Only the lines from the start of the data through the line with "Chart.register(...registerables);" belong in the copy. Restate them word for word, minus the pictures.

══════════

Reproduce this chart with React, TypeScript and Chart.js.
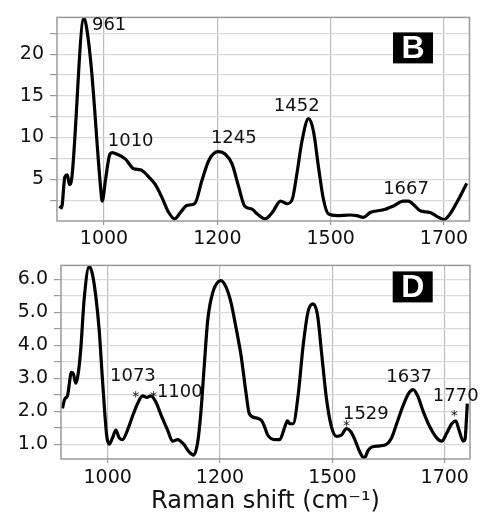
import React, { useEffect, useRef } from 'react';
import { Chart, registerables } from 'chart.js';

Chart.register(...registerables);

// x positions are along the printed axis: ticks at 1000/1200/1400/1600 carry labels 1000/1200/1500/1700
const X_TICK_POS = [1000, 1200, 1400, 1600];
const X_TICK_LABELS = ['1000', '1200', '1500', '1700'];
const X_MIN = 917;
const X_MAX = 1645;

// Panel B
const B_X = [921.5, 925, 930.9, 935.1, 939.1, 942.7, 964.4, 970.3, 977.9, 993.8, 996.8, 1002.6, 1010.2, 1014.4, 1023.2, 1037.8, 1052.5, 1064.3, 1078.9, 1090.7, 1102.5, 1114.2, 1124.7, 1134.8, 1146.6, 1160, 1173, 1184.7, 1201.2, 1214.1, 1225.9, 1237.5, 1248.1, 1261.1, 1270.5, 1284, 1296.9, 1311.5, 1323.3, 1332.2, 1340.4, 1349.3, 1360.9, 1369.7, 1378.5, 1387.3, 1396.1, 1410.9, 1434.4, 1446.2, 1457.8, 1469.6, 1493.1, 1510.7, 1528.3, 1537.2, 1548.9, 1557.7, 1575.4, 1587.2, 1600.1, 1610.6, 1622.4, 1640.1];
const B_Y = [1.8, 1.57, 5.29, 5.52, 4.36, 4.94, 24.3, 22.7, 18.1, 4.13, 2.38, 4.94, 8.0, 8.2, 8.0, 7.42, 6.26, 6.14, 5.29, 4.36, 2.77, 1.02, 0.26, 1.02, 1.88, 2.07, 4.91, 7.23, 8.31, 8.0, 6.84, 4.13, 1.8, 1.42, 0.84, 0.26, 1.02, 2.38, 2.07, 2.6, 5.67, 9.56, 12.27, 10.72, 6.45, 2.58, 0.84, 0.64, 0.72, 0.64, 0.44, 1.02, 1.34, 1.8, 2.38, 2.38, 1.8, 1.22, 1.02, 0.56, 0.17, 0.84, 2.19, 4.51];
const B_Y_TICKS = [2.5, 5, 7.5, 10, 12.5, 15, 17.5, 20, 22.5];
const B_Y_LABELED = [5, 10, 15, 20];
const B_PEAK_TEXT = ['961', '1010', '1245', '1452', '1667'];
const B_PEAK_X = [1009, 1047, 1229, 1340, 1533];
const B_PEAK_Y = [23.5, 9.56, 9.94, 13.74, 3.81];

// Panel D
const D_X = [919.6, 923.7, 928.5, 935.6, 939.2, 943.3, 947.5, 952.2, 958.2, 967.2, 973, 978.9, 985, 990.9, 998.5, 1002.8, 1008.7, 1014.6, 1020.6, 1026.5, 1035.4, 1044.3, 1053.2, 1062.2, 1069.8, 1077, 1085.9, 1094.8, 1106.7, 1115.6, 1124.5, 1135.2, 1145.4, 1153.1, 1160.2, 1166.1, 1172.1, 1178, 1186.9, 1201.7, 1210.6, 1219.5, 1228.4, 1237.4, 1246.3, 1252.3, 1264.1, 1274.3, 1279.6, 1285, 1297.4, 1306.3, 1315.3, 1320.1, 1324.2, 1330.1, 1339, 1347.9, 1356.8, 1365.7, 1373.5, 1380.7, 1389.6, 1398.5, 1407.4, 1416.3, 1425.2, 1432.9, 1440, 1448.9, 1456.6, 1463.7, 1469.8, 1484.6, 1496.5, 1505.4, 1514.4, 1526.1, 1536.3, 1543.9, 1551.8, 1561.8, 1573.7, 1585.7, 1594.6, 1603.5, 1612.4, 1619.6, 1625.4, 1633.1, 1636.1, 1639.1, 1640.2];
const D_Y = [2.09, 2.37, 2.47, 3.18, 3.13, 2.85, 3.13, 3.89, 5.4, 6.4, 6.16, 5.5, 4.46, 2.94, 1.24, 1.0, 1.19, 1.43, 1.19, 1.14, 1.43, 1.85, 2.23, 2.47, 2.42, 2.47, 2.28, 1.9, 1.43, 1.09, 1.14, 1.0, 0.76, 0.67, 1.05, 1.99, 3.41, 4.74, 5.59, 5.97, 5.78, 5.31, 4.55, 3.7, 2.56, 1.92, 1.8, 1.71, 1.52, 1.28, 1.14, 1.14, 1.52, 1.71, 1.62, 1.62, 2.47, 3.98, 5.03, 5.26, 4.93, 3.79, 2.37, 1.52, 1.24, 1.28, 1.47, 1.38, 1.14, 0.76, 0.57, 0.81, 0.91, 0.95, 1.0, 1.19, 1.62, 2.18, 2.56, 2.66, 2.47, 1.99, 1.52, 1.19, 1.09, 1.33, 1.62, 1.71, 1.43, 1.09, 1.14, 1.9, 2.23];
const D_Y_TICKS = [1, 1.5, 2, 2.5, 3, 3.5, 4, 4.5, 5, 5.5, 6];
const D_Y_LABELED = [1, 2, 3, 4, 5, 6];
const D_PEAK_TEXT = ['1073', '1100', '1529', '1637', '1770'];
const D_PEAK_X = [1045, 1128.5, 1459.6, 1536.6, 1619.5];
const D_PEAK_Y = [3.05, 2.56, 1.9, 3.02, 2.46];
const D_STAR_X = [1050.2, 1081.8, 1425.2, 1617];
const D_STAR_Y = [2.43, 2.43, 1.53, 1.83];

const FONT = '"DejaVu Sans", sans-serif';

const annotate = {
  id: 'annotate',
  afterDatasetsDraw(chart: any, _args: any, opts: any) {
    const { ctx, chartArea } = chart;
    const x = chart.scales.x;
    const y = chart.scales.y;
    ctx.save();
    // plot frame
    ctx.strokeStyle = '#9a9a9a';
    ctx.lineWidth = 1.5;
    ctx.strokeRect(chartArea.left, chartArea.top, chartArea.right - chartArea.left, chartArea.bottom - chartArea.top);
    ctx.fillStyle = '#111';
    ctx.textAlign = 'center';
    ctx.textBaseline = 'middle';
    ctx.font = `18px ${FONT}`;
    opts.text.forEach((t: string, i: number) => {
      ctx.fillText(t, x.getPixelForValue(opts.xs[i]), y.getPixelForValue(opts.ys[i]));
    });
    ctx.font = `14px ${FONT}`;
    (opts.starX || []).forEach((sx: number, i: number) => {
      ctx.fillText('*', x.getPixelForValue(sx), y.getPixelForValue(opts.starY[i]));
    });
    // panel letter box
    const bx = chartArea.right - opts.boxDx;
    const by = chartArea.top + opts.boxDy;
    ctx.fillStyle = '#000';
    ctx.fillRect(bx, by, 40, 31);
    ctx.fillStyle = '#fff';
    ctx.font = `bold 32px "Liberation Sans", Arial, sans-serif`;
    ctx.fillText(opts.panel, bx + 20, by + 17);
    ctx.restore();
  },
};

function makeConfig(p: any): any {
  return {
    type: 'line',
    data: {
      datasets: [
        {
          data: p.xs.map((v: number, i: number) => ({ x: v, y: p.ys[i] })),
          borderColor: '#000',
          borderWidth: 3.2,
          pointRadius: 0,
          cubicInterpolationMode: 'monotone',
          fill: false,
        },
      ],
    },
    options: {
      responsive: false,
      animation: false,
      devicePixelRatio: 1,
      layout: { padding: p.padding },
      plugins: {
        legend: { display: false },
        tooltip: { enabled: false },
        annotate: p.annotate,
      },
      scales: {
        x: {
          type: 'linear',
          min: X_MIN,
          max: X_MAX,
          afterBuildTicks: (s: any) => {
            s.ticks = X_TICK_POS.map((v) => ({ value: v }));
          },
          afterFit: (s: any) => {
            s.height = p.xHeight;
          },
          ticks: {
            color: '#111',
            font: { family: FONT, size: 19 },
            padding: p.xPad,
            maxRotation: 0,
            autoSkip: false,
            callback: (v: number) => {
              const i = X_TICK_POS.indexOf(v);
              return i >= 0 ? X_TICK_LABELS[i] : '';
            },
          },
          grid: { color: '#bdbdbd', lineWidth: 1.2, tickLength: 4, tickColor: '#999' },
          border: { display: false },
          title: p.title
            ? { display: true, text: p.title, color: '#111', font: { family: FONT, size: 24 }, padding: 0 }
            : { display: false },
        },
        y: {
          type: 'linear',
          min: p.yMin,
          max: p.yMax,
          afterBuildTicks: (s: any) => {
            s.ticks = p.yTicks.map((v: number) => ({ value: v }));
          },
          afterFit: (s: any) => {
            s.width = p.yWidth;
          },
          ticks: {
            color: '#111',
            font: { family: FONT, size: 19 },
            padding: 6,
            autoSkip: false,
            callback: (v: number) => (p.yLabeled.includes(v) ? p.fmt(v) : ''),
          },
          grid: { color: '#d9d9d9', lineWidth: 1.2, tickLength: 7, tickColor: '#999' },
          border: { display: false },
        },
      },
    },
    plugins: [annotate],
  };
}

export default function App() {
  const topRef = useRef<HTMLCanvasElement>(null);
  const botRef = useRef<HTMLCanvasElement>(null);

  useEffect(() => {
    const top = new Chart(
      topRef.current as HTMLCanvasElement,
      makeConfig({
        xs: B_X,
        ys: B_Y,
        yMin: 0,
        yMax: 24.4,
        yTicks: B_Y_TICKS,
        yLabeled: B_Y_LABELED,
        fmt: (v: number) => String(v),
        yWidth: 57,
        xHeight: 27,
        xPad: 3,
        padding: { top: 10, right: 14.5, bottom: 0, left: 0 },
        annotate: {
          text: B_PEAK_TEXT,
          xs: B_PEAK_X,
          ys: B_PEAK_Y,
          panel: 'B',
          boxDx: 76.5,
          boxDy: 15,
        },
      })
    );
    const bot = new Chart(
      botRef.current as HTMLCanvasElement,
      makeConfig({
        xs: D_X,
        ys: D_Y,
        yMin: 0.55,
        yMax: 6.43,
        yTicks: D_Y_TICKS,
        yLabeled: D_Y_LABELED,
        fmt: (v: number) => v.toFixed(1),
        yWidth: 61,
        xHeight: 57,
        xPad: 4,
        title: 'Raman shift (cm\u207B\u00B9)',
        padding: { top: 4, right: 14, bottom: 10, left: 0 },
        annotate: {
          text: D_PEAK_TEXT,
          xs: D_PEAK_X,
          ys: D_PEAK_Y,
          starX: D_STAR_X,
          starY: D_STAR_Y,
          panel: 'D',
          boxDx: 77.3,
          boxDy: 6,
        },
      })
    );
    return () => {
      top.destroy();
      bot.destroy();
    };
  }, []);

  return (
    <div style={{ position: 'absolute', left: 0, top: 0, width: 484, height: 526, background: '#fff' }}>
      <canvas ref={topRef} width={484} height={248} style={{ position: 'absolute', left: 0, top: 0, display: 'block' }} />
      <canvas ref={botRef} width={484} height={278} style={{ position: 'absolute', left: 0, top: 248, display: 'block' }} />
    </div>
  );
}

══════════

[RESPONSE TO THIS TASK]:
Reproduce this chart with React, TypeScript and Chart.js.
import React, { useEffect, useRef } from 'react';
import { Chart, registerables } from 'chart.js';

Chart.register(...registerables);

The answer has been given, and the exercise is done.